Sepake Angiama
Sepake Angiama is the artistic director of the institute for international visual arts which is home to the Stuart Hall Library, a rich resource for a globalised discourse on the curatorial and artistic practice of artists and curators from Latin America, Africa, Asia, the Caribbean and the Diaspora. iniva's primary focus is a radical transformation of the cultural landscape that is reflective of contemporary society. We partner with key organisations who are aligned with iniva's mission to create space for emergent subjectivities and other ways of making, being and knowing. What could it mean to think from the archipelago, the subaltern, embodied epistemologies and cosmologies, to speak from the side lines, to work within the margins, to decentre whiteness and to think and be otherwise?
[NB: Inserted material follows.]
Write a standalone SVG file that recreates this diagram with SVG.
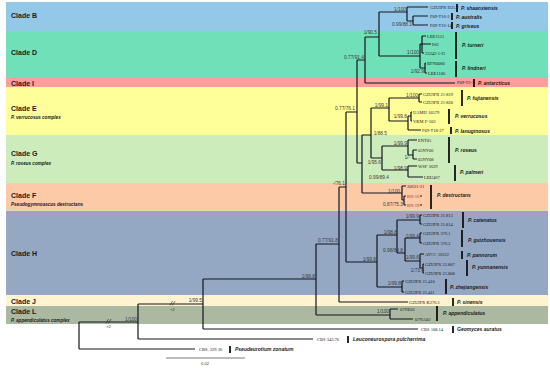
<svg xmlns="http://www.w3.org/2000/svg" width="550" height="368" viewBox="0 0 550 368">
<style>
.cl{font-family:"Liberation Sans",Arial,sans-serif;font-size:7px;font-weight:bold;fill:#1a1a1a}
.cs{font-family:"Liberation Sans",Arial,sans-serif;font-size:4.6px;font-weight:bold;font-style:italic;fill:#1a1a1a}
.lf{font-family:"Liberation Serif","Times New Roman",serif;font-size:4.5px;fill:#1a1a1a}
.sp{font-family:"Liberation Sans",Arial,sans-serif;font-size:5px;font-weight:bold;font-style:italic;fill:#1a1a1a}
.su{font-family:"Liberation Sans",Arial,sans-serif;font-size:4.8px;fill:#3a3a3a;text-anchor:end}
.sm{font-family:"Liberation Sans",Arial,sans-serif;font-size:4px;fill:#333}
.tr{fill:none;stroke:#15151f;stroke-width:1.2}
.bar{stroke:#111;stroke-width:1.8}
.red{fill:#a0302a}
</style>
<g id="bands">
<rect x="6" y="2" width="542" height="29" fill="#94c8e8"/>
<rect x="6" y="31" width="542" height="47" fill="#70e0b8"/>
<rect x="6" y="78" width="542" height="9" fill="#ff9c9c"/>
<rect x="6" y="87" width="542" height="48" fill="#ffff99"/>
<rect x="6" y="135" width="542" height="48" fill="#cdecbb"/>
<rect x="6" y="183" width="542" height="26" fill="#fdcaa8"/>
<rect x="6" y="209" width="542" height="2" fill="#d6dcb6"/>
<rect x="6" y="211" width="542" height="4" fill="#a99cc6"/>
<rect x="6" y="215" width="542" height="80" fill="#94a8c4"/>
<rect x="6" y="295" width="542" height="11" fill="#fff3d0"/>
<rect x="6" y="306" width="542" height="18" fill="#aab99f"/>
</g>
<g id="clade-labels">
<text class="cl" x="11" y="18">Clade B</text>
<text class="cl" x="11" y="55">Clade D</text>
<text class="cl" x="11" y="85.5">Clade I</text>
<text class="cl" x="11" y="111">Clade E</text>
<text class="cs" x="11" y="118.5">P. verrucosus complex</text>
<text class="cl" x="11" y="156">Clade G</text>
<text class="cs" x="11" y="164.5">P. roseus complex</text>
<text class="cl" x="11" y="198">Clade F</text>
<text class="cs" x="11" y="205.5">Pseudogymnoascus destructans</text>
<text class="cl" x="11" y="256">Clade H</text>
<text class="cl" x="11" y="303.5">Clade J</text>
<text class="cl" x="11" y="314">Clade L</text>
<text class="cs" x="11" y="322">P. appendiculatus complex</text>
</g>
<g id="connectors">
<path class="tr" d="M79 322V349M79 322H138M79 349H195M138 304V339M138 339H313M138 304H203M203 279V329M203 329H418M203 279H316M316 244V315M316 315H390M390 309V319M390 309H398M390 319H413M316 244H339M339 187V302M339 302H408M339 187H346M346 112V262"/>
<path class="tr" d="M346 262H377M377 235V287M377 235H397M397 220V253M397 220H420M420 215V224M420 215H422M420 224H422M397 253H405M405 238V261M405 238H420M420 233V243M420 233H422M420 243H422M405 261H420M420 254V268M420 254H424M420 268H423M423 264V273M423 264H424M423 273H424M377 287H402M402 281V292M402 281H404M402 292H404"/>
<path class="tr" d="M346 112H357M357 60V163M357 60H365M365 37V83M365 83H455M365 37H379M379 12V56M379 12H407M407 7V21M407 7H428M407 21H413M413 16V25M413 16H428M413 25H428M379 56H420M420 44V68M420 44H422M422 36V53M422 36H426M422 44H431M422 53H424M420 68H425M425 63V73M425 63H426M425 73H427"/>
<path class="tr" d="M357 163H362M362 135V193M362 135H371M371 108V158M371 108H389M389 98V121M389 98H419M419 94V102M419 94H422M419 102H422M389 121H408M408 116V130M408 116H411M411 112V121M411 112H412M411 121H412M408 130H421M371 158H382M382 146V170M382 146H408M408 140V155M408 140H417M408 155H413M413 150V159M413 150H417M413 159H417M382 170H408M408 166V177M408 166H417M408 177H423M362 193H402M402 186V200M402 186H406M402 200H404M404 196V205M404 196H406M404 205H406"/>
<path fill="none" stroke="#222" stroke-width="0.6" d="M106 323.5L108.5 319M108.5 323.5L111 319M170 305.5L172.5 301M172.5 305.5L175 301"/>
<path fill="none" stroke="#222" stroke-width="0.6" d="M166 358H245"/>
</g>
<g id="support">
<text class="su" x="406" y="11">1/100</text>
<text class="su" x="412" y="25.5">0.99/88.1</text>
<text class="su" x="377" y="34">1/90.5</text>
<text class="su" x="364" y="58.5">0.77/91.4</text>
<text class="su" x="419" y="54">1/100</text>
<text class="su" x="424" y="72.5">1/92.9</text>
<text class="su" x="355" y="110">0.77/76.1</text>
<text class="su" x="418" y="96.5">1/100</text>
<text class="su" x="388" y="106.5">1/99.1</text>
<text class="su" x="407" y="117.5">1/99.8</text>
<text class="su" x="387" y="135">1/88.5</text>
<text class="su" x="407" y="144.5">1/99.9</text>
<text class="su" x="410" y="158.5">1/-</text>
<text class="su" x="381" y="164">1/95.6</text>
<text class="su" x="407" y="169.5">1/98.9</text>
<text class="su" x="389" y="179">0.99/89.4</text>
<text class="su" x="345" y="185">-/76.1</text>
<text class="su" x="400" y="193">1/100</text>
<text class="su" x="403" y="205.5">0.87/75.3</text>
<text class="su" x="419" y="217.5">1/99.9</text>
<text class="su" x="397" y="233.5">1/98.8</text>
<text class="su" x="419" y="237.5">1/99.4</text>
<text class="su" x="403" y="252">0.98/84.8</text>
<text class="su" x="419" y="259">1/99.6</text>
<text class="su" x="424" y="271.5">1/73.4</text>
<text class="su" x="376" y="260.5">1/99.8</text>
<text class="su" x="338" y="242">0.77/91.8</text>
<text class="su" x="401" y="285">1/99.8</text>
<text class="su" x="315" y="277.5">1/99.8</text>
<text class="su" x="389" y="313">1/100</text>
<text class="su" x="202" y="302">1/99.5</text>
<text class="su" x="137" y="320.5">1/100</text>
<text class="sm" x="108.5" y="327.5" text-anchor="middle">×2</text>
<text class="sm" x="172.5" y="310.5" text-anchor="middle">×2</text>
<text class="sm" x="205" y="365" text-anchor="middle" font-size="3.5">0.02</text>
</g>
<g id="cladeB">
<text class="lf" x="430" y="8.5">GZUIFR H25.7</text>
<text class="lf" x="430" y="17.5">F09-T16-3</text>
<text class="lf" x="430" y="26.5">F09-T16-14</text>
<line class="bar" x1="457" y1="4" x2="457" y2="12"/>
<line class="bar" x1="452" y1="13" x2="452" y2="20"/>
<line class="bar" x1="452" y1="22" x2="452" y2="29"/>
<text class="sp" x="461" y="9.5">P. shaanxiensis</text>
<text class="sp" x="456" y="18.5">P. australis</text>
<text class="sp" x="456" y="27.5">P. griseus</text>
</g>
<g id="cladeD">
<text class="lf" x="427" y="37.5">LBE1121</text>
<text class="lf" x="432" y="45.5">Pd1</text>
<text class="lf" x="425" y="54.5">23342-1-I1</text>
<text class="lf" x="427" y="64.5">BFN0080</text>
<text class="lf" x="428" y="74.5">LBE1106</text>
<line class="bar" x1="456" y1="32" x2="456" y2="59"/>
<line class="bar" x1="456" y1="61" x2="456" y2="77"/>
<text class="sp" x="462" y="47">P. turneri</text>
<text class="sp" x="462" y="70">P. lindneri</text>
</g>
<g id="cladeI">
<text class="lf" x="457" y="84">F09-T2-1</text>
<line class="bar" x1="474" y1="79" x2="474" y2="87"/>
<text class="sp" x="478" y="84.5">P. antarcticus</text>
</g>
<g id="cladeE">
<text class="lf" x="423" y="95.5">GZUIFR 21-819</text>
<text class="lf" x="423" y="103.5">GZUIFR 21-820</text>
<text class="lf" x="413" y="113.5">UAMH 10579</text>
<text class="lf" x="413" y="122.5">VKM F-103</text>
<text class="lf" x="422" y="131.5">F09-T18-27</text>
<line class="bar" x1="462" y1="90" x2="462" y2="106"/>
<line class="bar" x1="449" y1="109" x2="449" y2="124"/>
<line class="bar" x1="451" y1="127" x2="451" y2="134"/>
<text class="sp" x="467" y="100">P. fujianensis</text>
<text class="sp" x="455" y="118">P. verrucosus</text>
<text class="sp" x="455" y="132.5">P. lanuginosus</text>
</g>
<g id="cladeG">
<text class="lf" x="418" y="141.5">ENT05</text>
<text class="lf" x="418" y="151.5">05NY06</text>
<text class="lf" x="418" y="160.5">05NY08</text>
<text class="lf" x="418" y="167.5">WSF 3629</text>
<text class="lf" x="424" y="178.5">LBU467</text>
<line class="bar" x1="449" y1="137" x2="449" y2="163"/>
<line class="bar" x1="455" y1="165" x2="455" y2="181"/>
<text class="sp" x="455" y="152">P. roseus</text>
<text class="sp" x="460" y="174">P. palmeri</text>
</g>
<g id="cladeF">
<text class="lf" x="407" y="187.5">20631-21</text>
<text class="lf red" x="407" y="197.5">RN-16</text>
<text class="lf red" x="407" y="206.5">RN-19</text>
<circle cx="421" cy="196" r="1" fill="#b03a2e"/>
<circle cx="421" cy="205" r="1" fill="#b03a2e"/>
<line class="bar" x1="431" y1="185" x2="431" y2="209"/>
<text class="sp" x="437" y="197">P. destructans</text>
</g>
<g id="cladeH">
<text class="lf" x="423" y="216.5">GZUIFR 21.813</text>
<text class="lf" x="423" y="225.5">GZUIFR 21.814</text>
<text class="lf" x="423" y="234.5">GZUIFR 376.1</text>
<text class="lf" x="423" y="244.5">GZUIFR 376.2</text>
<text class="lf" x="425" y="255.5">ATCC 16222</text>
<text class="lf" x="425" y="265.5">GZUIFR 21.807</text>
<text class="lf" x="425" y="274.5">GZUIFR 21.808</text>
<text class="lf" x="405" y="282.5">GZUIFR 21.410</text>
<text class="lf" x="405" y="293.5">GZUIFR 21.411</text>
<line class="bar" x1="463" y1="212" x2="463" y2="228"/>
<line class="bar" x1="462" y1="230" x2="462" y2="247"/>
<line class="bar" x1="462" y1="251" x2="462" y2="259"/>
<line class="bar" x1="467" y1="260" x2="467" y2="276"/>
<line class="bar" x1="446" y1="279" x2="446" y2="294"/>
<text class="sp" x="468" y="222">P. catenatus</text>
<text class="sp" x="468" y="242">P. guizhouensis</text>
<text class="sp" x="467" y="256.5">P. pannorum</text>
<text class="sp" x="472" y="269">P. yunnanensis</text>
<text class="sp" x="450" y="289">P. zhejiangensis</text>
</g>
<g id="cladeJ">
<text class="lf" x="409" y="303.5">GZUIFR K276.1</text>
<line class="bar" x1="453" y1="298" x2="453" y2="306"/>
<text class="sp" x="457" y="304">P. sinensis</text>
</g>
<g id="cladeL">
<text class="lf" x="400" y="310.5">07NE01</text>
<text class="lf" x="415" y="320.5">07NA02</text>
<line class="bar" x1="437" y1="306" x2="437" y2="321"/>
<text class="sp" x="443" y="315">P. appendiculatus</text>
</g>
<g id="outgroups">
<text class="lf" x="421" y="330.5">CBS 108.14</text>
<line class="bar" x1="453" y1="326" x2="453" y2="333"/>
<text class="sp" x="457" y="331">Geomyces auratus</text>
<text class="lf" x="317" y="340.5">CBS 343.76</text>
<line class="bar" x1="348" y1="336" x2="348" y2="343"/>
<text class="sp" x="353" y="341">Leuconeurospora pulcherrima</text>
<text class="lf" x="199" y="350.5">CBS. 329 36</text>
<line class="bar" x1="230" y1="346" x2="230" y2="353"/>
<text class="sp" x="235" y="351">Pseudeurotium zonatum</text>
</g>
</svg>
She is the initiator of under the mango tree, a gathering of practices of unlearning and processes of institutional decolonisation, centring indigenous knowledge that operate within artist-led project spaces, libraries, and schools. The gathering brings together discourses that build upon radical education practices in order to destabilise canonical forms of knowledge. Other projects include, ...And Other Such Stories - Chicago Architecture Biennial (2019) School of Darkness (2019) All Good Things Must Begin (2018) We Summon All Beings Here Past, Present & Future(2018) aneducation - documenta 14 (2015-2017) What can we achieve together? (2009-2012), a series of actions and projects that explore cooperative strategies including Centre for Cooperative Living (2010), a communal moestuin (vegetable garden) on a private balcony to investigate the question ‘What can you achieve by getting to know your neighbour?’, A Space Between (2011) and collaborative project [...] at the PUBLIC SCHOOL Brussels (2010), addressing alternative possibilities for the dissemination and distribution of ideas through a process of publishing artworks and Drawn to Dance (2005) a choreographed intervention at Hayward Gallery.
At the Royal College of Art she co-organised the Office of Real Time Activity, a parasitical organisation investigating the notion of institutional time. Other exhibitions and projects include;- We Are Technology(2008) Pauza Gallery in Karkow; Remember a Future Past (2007), and The House that Herman Built (2008)for which she received the Monique Beudert Award.
Previously she was the Head of Education at the International Foundation Manifesta, the Head of Education for documenta 14 and co-curator of the Chicago Architecture Biennial.